Cobb DOT recognizes National Pedestrian Safety Month

Stick figure of a pedestrian in crosswalks

October has been designated as National Pedestrian Safety Month by the United States Department of Transportation’s (U.S. DOT) National Highway Traffic Safety Administration (NHTSA). 

The NHTSA has published a resource guide that outlines the benefits of walking, along with information about pedestrian fatalities and pedestrian safety (download the guide by following this link).

The Cobb DOT posted the following message in recognition of the day, along with tips for drivers:

States, local leaders, traffic safety professionals, transportation planners and engineers, other stakeholders, and concerned residents are invited to join us in helping to create a transportation system for all people to easily and safely walk.

Here are some ways you can help out:

  • Put the phone down and watch out for pedestrians. Sending or reading a short text takes your eyes off the road for almost five seconds. At 55 mph, that’s like driving the length of a football field with your eyes closed.
  • RETHINK how you drive. Behind the wheel, are you:
    – Alert and focused?
    – Looking out for people walking?
    – Obeying all posted signs and speed limits?
  • Driving a few miles over the speed limit might not feel like a big deal, but in a collision with a pedestrian, it can be the difference between life and death.
  • Motorists: Always be on the lookout for pedestrians, especially near schools, parks, shopping areas and transit stops.
  • Motorists should be on the lookout for child pedestrians who may move more slowly, and require more time to cross the street. Be especially cautious and alert for children on residential streets, near parks and playgrounds and in school zones.
  • Watch for older adults and those who may have other challenges: Older adult pedestrians and those who use assistive devices such as canes, walkers or wheelchairs need more time crossing streets. Make sure you yield to all pedestrians and give extra time to those who may need it.
  • Please drive with care: Buckle up, obey speed limits, focus on the driving task and drive sober. Lives depend on it.
  • Speeding motorists endanger everyone on the road, but put pedestrians at the greatest risk for death or serious injury.
  • The greatest risk to a child isn’t riding a school bus, but approaching or leaving one. That’s why as a driver, it is especially important to pay attention and slow down. Students’ lives are on the line.
  • Speed limits aren’t suggestions. They are road- and situation-specific to save lives and benefit all road users’ safety.

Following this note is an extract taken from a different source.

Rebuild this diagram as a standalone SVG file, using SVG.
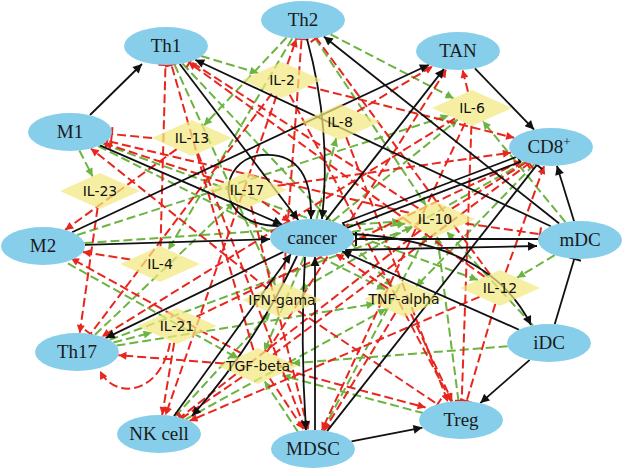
<svg xmlns="http://www.w3.org/2000/svg" width="624" height="469" viewBox="0 0 624 469">
<defs>
<style>
.e{fill:#87ceeb}
.c{fill:#f3e97f;fill-opacity:0.72}
.cl{font-family:"DejaVu Sans",sans-serif;font-size:14px;fill:#111;text-anchor:middle;dominant-baseline:central}
.nl{font-family:"Liberation Serif","Times New Roman",serif;font-size:19px;fill:#1a1a1a;text-anchor:middle}
.g{stroke:#6cb33f;stroke-width:2;stroke-dasharray:9 4;fill:none;marker-end:url(#ga)}
.r{stroke:#e8261e;stroke-width:2;stroke-dasharray:9 4;fill:none;marker-end:url(#ra)}
.rt{stroke:#e8261e;stroke-width:2;stroke-dasharray:9 4;fill:none;marker-end:url(#rt)}
.b{stroke:#111;stroke-width:1.8;fill:none;marker-end:url(#ba)}
.bt{stroke:#111;stroke-width:1.8;fill:none;marker-end:url(#bt)}
</style>
<marker id="ga" viewBox="0 0 10 10" refX="10" refY="5" markerWidth="11" markerHeight="8" markerUnits="userSpaceOnUse" orient="auto"><path d="M0,0 L10,5 L0,10 z" fill="#6cb33f"/></marker>
<marker id="ra" viewBox="0 0 10 10" refX="10" refY="5" markerWidth="11" markerHeight="8" markerUnits="userSpaceOnUse" orient="auto"><path d="M0,0 L10,5 L0,10 z" fill="#e8261e"/></marker>
<marker id="ba" viewBox="0 0 10 10" refX="10" refY="5" markerWidth="12" markerHeight="9" markerUnits="userSpaceOnUse" orient="auto"><path d="M0,0 L10,5 L0,10 z" fill="#111"/></marker>
<marker id="rt" viewBox="0 0 4 14" refX="2" refY="7" markerWidth="4" markerHeight="14" markerUnits="userSpaceOnUse" orient="auto"><rect x="1" y="0" width="2" height="14" fill="#e8261e"/></marker>
<marker id="bt" viewBox="0 0 4 14" refX="2" refY="7" markerWidth="4" markerHeight="14" markerUnits="userSpaceOnUse" orient="auto"><rect x="1" y="0" width="2" height="14" fill="#111"/></marker>
</defs>
<rect width="624" height="469" fill="#fff"/>
<g id="connectors">
<path class="g" d="M201,56 L258,73"/>
<path class="g" d="M174.5,64.6 L275.2,285.1"/>
<path class="g" d="M182.4,63.5 L392.1,286.4"/>
<path class="g" d="M292.2,38.4 L168.3,249.8"/>
<path class="g" d="M286.6,37.5 L203.9,125.4"/>
<path class="g" d="M315.1,38.2 L425.8,205.1"/>
<path class="g" d="M330.5,34.3 L453.5,98.3"/>
<path class="g" d="M79.4,150.5 L92.6,176.4"/>
<path class="g" d="M102.8,143.9 L477.9,280"/>
<path class="g" d="M98.2,146.1 L385.1,289.5"/>
<path class="g" d="M84.5,243.1 L400.3,221.4"/>
<path class="g" d="M67.9,263.4 L238.6,358.6"/>
<path class="g" d="M77.2,235 L448.7,115.5"/>
<path class="g" d="M95,334.8 L234.2,202.2"/>
<path class="g" d="M113.4,342.5 L151.6,332.6"/>
<path class="g" d="M116.5,345.6 L374.6,303.8"/>
<path class="g" d="M109.5,339.9 L413.1,227.1"/>
<path class="g" d="M175.1,416.5 L270.3,312.7"/>
<path class="g" d="M185.7,419.3 L386,308.9"/>
<path class="g" d="M524.9,161.9 L299.7,290"/>
<path class="g" d="M534.2,164.4 L416.1,286.5"/>
<path class="g" d="M424,413.3 L282.3,375.6"/>
<path class="g" d="M458.5,401 L437.2,236"/>
<path class="g" d="M298.4,432.5 L264.7,381.6"/>
<path class="g" d="M322.8,430.5 L427.3,233.5"/>
<path class="g" d="M351.7,231.9 L405.2,223.6"/>
<path class="g" d="M304.1,256.7 L264.4,350.9"/>
<path class="g" d="M332.4,221.4 L457.7,119.6"/>
<path class="g" d="M316.6,219.1 L336.1,138.2"/>
<path class="g" d="M554.7,255.2 L517.1,277.7"/>
<path class="g" d="M507.6,346.3 L292,363.3"/>
<path class="g" d="M532.9,325.5 L446.7,231.7"/>
<path class="g" d="M565.4,222.2 L482.8,121.2"/>
<path class="r" d="M307.7,86.4 L514.2,137.8"/>
<path class="r" d="M276.6,95.6 L165.5,415.2"/>
<path class="r" d="M289.7,94.6 L451.3,401.5"/>
<path class="r" d="M287.4,64.4 L296.4,38.8"/>
<path class="rt" d="M152,138 L111.8,134.1"/>
<path class="r" d="M176.7,149.1 L65.2,229.9"/>
<path class="r" d="M198,153.3 L305.7,430.3"/>
<path class="r" d="M97.6,207.9 L79.7,333"/>
<path class="r" d="M262.1,201.2 L290.1,221.8"/>
<path class="r" d="M251.1,206.1 L308.2,430.1"/>
<path class="r" d="M223.9,182.4 L104,143.2"/>
<path class="r" d="M357.1,111.7 L432.8,66.2"/>
<path class="r" d="M346.2,137.2 L448,402"/>
<path class="r" d="M455.1,118.4 L101.8,336.7"/>
<path class="r" d="M465.1,122.9 L321.7,430.4"/>
<path class="rt" d="M471.4,125.7 L461.7,401"/>
<path class="r" d="M468,91.8 L462.6,69.9"/>
<path class="rt" d="M418.5,208.4 L190.2,61.5"/>
<path class="rt" d="M465.3,223.4 L540,234.2"/>
<path class="rt" d="M451.8,208.6 L526.3,162.4"/>
<path class="rt" d="M408.9,212.8 L107.2,140.9"/>
<path class="rt" d="M420.4,230.4 L180.1,417.6"/>
<path class="rt" d="M160.5,246.2 L165.5,65"/>
<path class="r" d="M130.2,259.4 L82.8,252.1"/>
<path class="r" d="M174.2,342.7 L162.2,415.1"/>
<path class="r" d="M170,343 C160,395 115,400 100,371"/>
<path class="r" d="M196.4,316.7 L522.1,160.8"/>
<path class="r" d="M267.5,288.5 L90.8,148.5"/>
<path class="rt" d="M283.3,282.6 L301.6,39"/>
<path class="rt" d="M298.1,310.8 L437.5,404.3"/>
<path class="r" d="M223.9,363.4 L118.4,355.2"/>
<path class="rt" d="M242.2,376.9 L182.1,418.1"/>
<path class="rt" d="M273,354.8 L529.3,163.2"/>
<path class="r" d="M283.9,369.8 L425.6,407.5"/>
<path class="r" d="M269.7,378.2 L303.4,429.1"/>
<path class="rt" d="M253.4,350.1 L171.4,64.8"/>
<path class="r" d="M266.9,352 L446.4,69.3"/>
<path class="r" d="M241.6,353.4 L70.9,258.2"/>
<path class="r" d="M387.8,288.3 L335.7,253.7"/>
<path class="r" d="M411,313.9 L452.2,401.4"/>
<path class="r" d="M395.4,313.1 L324.1,430.7"/>
<path class="r" d="M484.7,276.9 L188.3,62.1"/>
<path class="r" d="M479.5,296.8 L189.5,420.9"/>
<path class="r" d="M505.6,272.5 L544.2,165.8"/>
<path class="rt" d="M490.1,274.5 L316.3,38"/>
<path class="rt" d="M495.3,303.9 L466.6,401.2"/>
<path class="rt" d="M271.9,93.4 L90.5,334"/>
<path class="r" d="M277.4,185.7 L510.9,152.7"/>
<path class="b" d="M90,115 L142,64"/>
<path class="b" d="M99.9,145.4 L282.1,224.6"/>
<path class="b" d="M179.7,64 L298.3,220"/>
<path class="b" d="M307,39 Q332,130 322,219"/>
<path class="b" d="M283,226 C210,228 218,158 262,155 C300,152 312,180 311,219"/>
<path class="b" d="M550.8,226.3 L195.2,59.7"/>
<path class="b" d="M559.2,223.5 L323.8,36.5"/>
<path class="b" d="M72.1,232.3 L428.9,64.7"/>
<path class="b" d="M326,220.1 L444,68.9"/>
<path class="b" d="M474.9,68.4 L534.1,129.6"/>
<path class="bt" d="M343,223 L517.8,156.4"/>
<path class="bt" d="M520,162 L345.2,228.6"/>
<path class="b" d="M574.1,221.2 L556.9,165.8"/>
<path class="bt" d="M538,239 L356,239"/>
<path class="b" d="M345,250 L537,246"/>
<path class="b" d="M352,234 C430,238 500,262 531,325"/>
<path class="b" d="M519,329.7 L342,251.3"/>
<path class="bt" d="M554.7,324.2 L574.3,258.8"/>
<path class="b" d="M529.7,359.9 L480.3,403.1"/>
<path class="b" d="M351.5,441.4 L422.5,427.6"/>
<path class="b" d="M305,257 Q300,340 306,430"/>
<path class="b" d="M315,430 L315,257"/>
<path class="b" d="M297,256 Q255,345 192,416"/>
<path class="b" d="M174,416 L291,254"/>
<path class="b" d="M283.3,251.9 L105.7,338.1"/>
<path class="b" d="M85,244.8 L270,239.2"/>
<path class="bt" d="M327.1,431.1 L536.9,164.9"/>
</g>
<g id="IL-2"><polygon class="c" points="242,80 282,62 322,80 282,98"/><text class="cl" x="282" y="80">IL-2</text></g>
<g id="IL-13"><polygon class="c" points="152,138 192,120 232,138 192,156"/><text class="cl" x="192" y="138">IL-13</text></g>
<g id="IL-23"><polygon class="c" points="60,191 100,173 140,191 100,209"/><text class="cl" x="100" y="191">IL-23</text></g>
<g id="IL-17"><polygon class="c" points="207,190 247,172 287,190 247,208"/><text class="cl" x="247" y="190">IL-17</text></g>
<g id="IL-8"><polygon class="c" points="300,122 340,104 380,122 340,140"/><text class="cl" x="340" y="122">IL-8</text></g>
<g id="IL-6"><polygon class="c" points="432,108 472,90 512,108 472,126"/><text class="cl" x="472" y="108">IL-6</text></g>
<g id="IL-10"><polygon class="c" points="395,219 435,201 475,219 435,237"/><text class="cl" x="435" y="219">IL-10</text></g>
<g id="IL-4"><polygon class="c" points="120,264 160,246 200,264 160,282"/><text class="cl" x="160" y="264">IL-4</text></g>
<g id="IL-21"><polygon class="c" points="137,326 177,308 217,326 177,344"/><text class="cl" x="177" y="326">IL-21</text></g>
<g id="IFN-gama"><polygon class="c" points="242,300 282,282 322,300 282,318"/><text class="cl" x="282" y="300">IFN-gama</text></g>
<g id="TGF-beta"><polygon class="c" points="218,366 258,348 298,366 258,384"/><text class="cl" x="258" y="366">TGF-beta</text></g>
<g id="TNF-alpha"><polygon class="c" points="364,299 404,281 444,299 404,317"/><text class="cl" x="404" y="299">TNF-alpha</text></g>
<g id="IL-12"><polygon class="c" points="460,288 500,270 540,288 500,306"/><text class="cl" x="500" y="288">IL-12</text></g>
<g id="Th1"><ellipse class="e" cx="166" cy="46" rx="42" ry="19"/><text class="nl" x="166" y="52">Th1</text></g>
<g id="Th2"><ellipse class="e" cx="303" cy="20" rx="42" ry="19"/><text class="nl" x="303" y="26">Th2</text></g>
<g id="TAN"><ellipse class="e" cx="458" cy="51" rx="42" ry="19"/><text class="nl" x="458" y="57">TAN</text></g>
<g id="CD8"><ellipse class="e" cx="551" cy="147" rx="42" ry="19"/><text class="nl" x="549" y="153">CD8<tspan dy="-7" font-size="13">+</tspan></text></g>
<g id="M1"><ellipse class="e" cx="70" cy="132" rx="42" ry="19"/><text class="nl" x="70" y="138">M1</text></g>
<g id="M2"><ellipse class="e" cx="43" cy="246" rx="42" ry="19"/><text class="nl" x="43" y="252">M2</text></g>
<g id="cancer"><ellipse class="e" cx="312" cy="238" rx="42" ry="19"/><text class="nl" x="312" y="244">cancer</text></g>
<g id="mDC"><ellipse class="e" cx="580" cy="240" rx="42" ry="19"/><text class="nl" x="580" y="246">mDC</text></g>
<g id="Th17"><ellipse class="e" cx="77" cy="352" rx="42" ry="19"/><text class="nl" x="77" y="358">Th17</text></g>
<g id="iDC"><ellipse class="e" cx="549" cy="343" rx="42" ry="19"/><text class="nl" x="549" y="349">iDC</text></g>
<g id="NK"><ellipse class="e" cx="159" cy="434" rx="42" ry="19"/><text class="nl" x="159" y="440">NK cell</text></g>
<g id="MDSC"><ellipse class="e" cx="313" cy="449" rx="42" ry="19"/><text class="nl" x="313" y="455">MDSC</text></g>
<g id="Treg"><ellipse class="e" cx="461" cy="420" rx="42" ry="19"/><text class="nl" x="461" y="426">Treg</text></g>
</svg>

About the Cobb County Department of Transportation

The Cobb County DOT website describes the responsibilities of the department as follows:

The Cobb County Department of Transportation (DOT) develops, manages, and operates Cobb County’s transportation system. This system includes a vast network of roadways, sidewalks, and trails; a transit system that provides public transportation; and an airport that serves business and recreational flying needs.

The Director and Deputy Director oversee all functions of the Cobb DOT.

Cobb DOT consists of several divisions, including engineering, traffic operations, planning, airport, transit, and road maintenance. It also includes support services, which is a general designation for services that support Cobb DOT across all divisions.

The director of the department is Drew Raessler.